438. Find All Anagrams in a String

Given a string s and a non-empty string p, find all the start indices of p's anagrams in s.

Strings consists of lowercase English letters only and the length of both strings s and p will not be larger than 20,100.

The order of output does not matter.

Example 1:

Input:
s: "cbaebabacd" p: "abc"

Output:
[0, 6]

Explanation:
The substring with start index = 0 is "cba", which is an anagram of "abc".
The substring with start index = 6 is "bac", which is an anagram of "abc".

 

Example 2:

Input:
s: "abab" p: "ab"

Output:
[0, 1, 2]

Explanation:
The substring with start index = 0 is "ab", which is an anagram of "ab".
The substring with start index = 1 is "ba", which is an anagram of "ab".
The substring with start index = 2 is "ab", which is an anagram of "ab".

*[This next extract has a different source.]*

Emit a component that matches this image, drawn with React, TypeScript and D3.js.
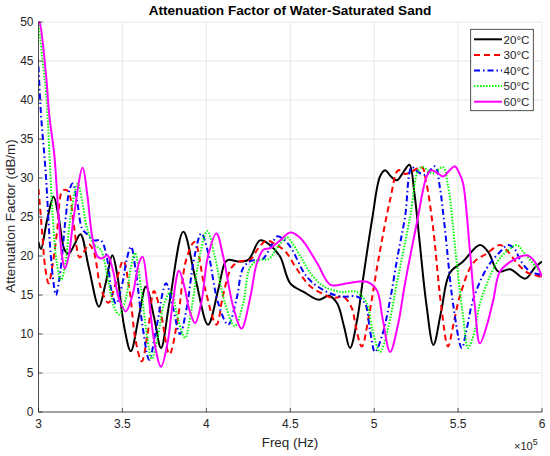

如果s的子串包含p串（不限顺序），则输出子串的起始索引

C++（43ms）：

class Solution {
public:
    vector<int> findAnagrams(string s, string p) {
        vector<int> res ;
        vector<int> hash(256) ;
        for(auto c : p){
            hash[c]++ ;
        }
        int left = 0 ;
        int right = 0 ;
        int count = p.size() ;
        while(right < s.size()){
            if (hash[s[right++]]-- >= 1){
                count-- ;
            }
            if (count == 0){
                res.push_back(left) ;
            }
            if (right - left == p.size() && ++hash[s[left++]] >= 1){
                count++ ;
            }
        }
        return res ;
    }
};